Specifically, the law says, “Nothing…shall prohibit a recipient [small business] of an economic injury disaster loan [(EIDL)]…made during the period beginning on January 31, 2020 and ending on the date on which covered loans [(PPP loans)] are made available that is for a purpose other than paying payroll costs and other obligations…(i.e. payroll, costs related to the continuation of group health care benefits during periods of paid sick, medical, or family leave, and insurance premiums; employee salaries, commissions, or similar compensations; payments of interest on any mortgage obligation; rent; utilities; and interest on any other debt obligations that were incurred before the covered period)…from receiving assistance under [(PPP)].”
But you may, and should, apply for both loans
If you took advantage of an emergency EIDL grant award of up to $10,000, that amount would be subtracted from the amount forgiven under PPP.
We anticipate this will be made clearer in soon-to-be released regulations and guidance on PPP, which we will update this article with once published. But for now, the recommendation if you think you will apply for both loans – an emergency EIDL grant now, and a PPP as soon as the approved lenders come online – make sure to distinguish, track, and document to the best of your ability any EIDL grant funds (the $10,000) that are used for purposes other than for the 7 allowed purposes of a PPP loan.
But recall that EIDL grant funds can only be used for: “providing paid sick leave to employees unable to work due to the direct effect of the COVID–19; maintaining payroll to retain employees during business disruptions or substantial slowdowns; meeting increased costs to obtain materials unavailable from the applicant’s original source due to interrupted supply chains; making rent or mortgage payments; and repaying obligations that cannot be met due to revenue losses.”
Inherently there is confusing overlap in approved uses of funds. Again, we expect clarity on this specific point, but for now, it appears that those wanting to apply for both programs with maximum effect and not duplicating purposes, need to document and use the emergency EIDL grant funds for, “meeting increased costs to obtain materials unavailable from the applicant’s original source due to interrupted supply chains, making mortgage [principal] payments, and repaying obligations that cannot be met due to revenue losses.”

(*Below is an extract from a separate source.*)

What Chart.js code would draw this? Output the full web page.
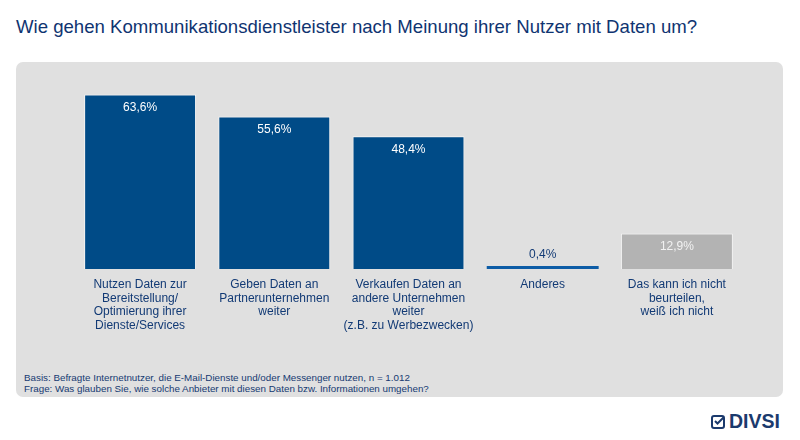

As the law is currently written, there appears to be a distinction in approved use of funds between EDIL grants and PPP related specifically to mortgage principal payments. PPP specifically states PPP funds can only be used for the interest expense on a mortgage, not the principal. PPP makes this clear with the wording, “payments of interest on any mortgage obligation (which shall not include any prepayment of or payment of principal on a mortgage obligation).”
Meanwhile the EIDL grant use of funds allows for,”making…mortgage payments.” EIDL grant does not specifically limit the use to only interest on a mortgage like PPP. Meaning, it currently appears that a recipient of an EIDL grant could use the grant to pay the principal portion of their business mortgage, but not the interest portion, and this would not cross into the prohibition on using the funds for the same purposes.
Of course, some businesses will need to use the EIDL grant for expenses like payroll and rent to even make it to the timeframe when PPP comes online. If this is your case, use the EIDL grant money in those ways to stay afloat, and we will work through the results of this in the future as new guidance becomes available.
While confusing, it appears likely that if you use an EIDL grant for payroll, sick leave, rent or other of the 7 purposes that your eventual PPP will cover, but the EIDL grant simply bridges the time gap from now until you secure your PPP, that your PPP forgiveness amount will just be reduced by the amount of your EIDL grant that was used for expenses in the 7 PPP categories. This makes sense that you would have already received a grant so to later get effectively an addition grant/loan forgiveness from PPP for the same expenses over the same time would be a double dip.
Needless to say, it is critical that you document and track exactly what money proceeds you spend on specific expenses.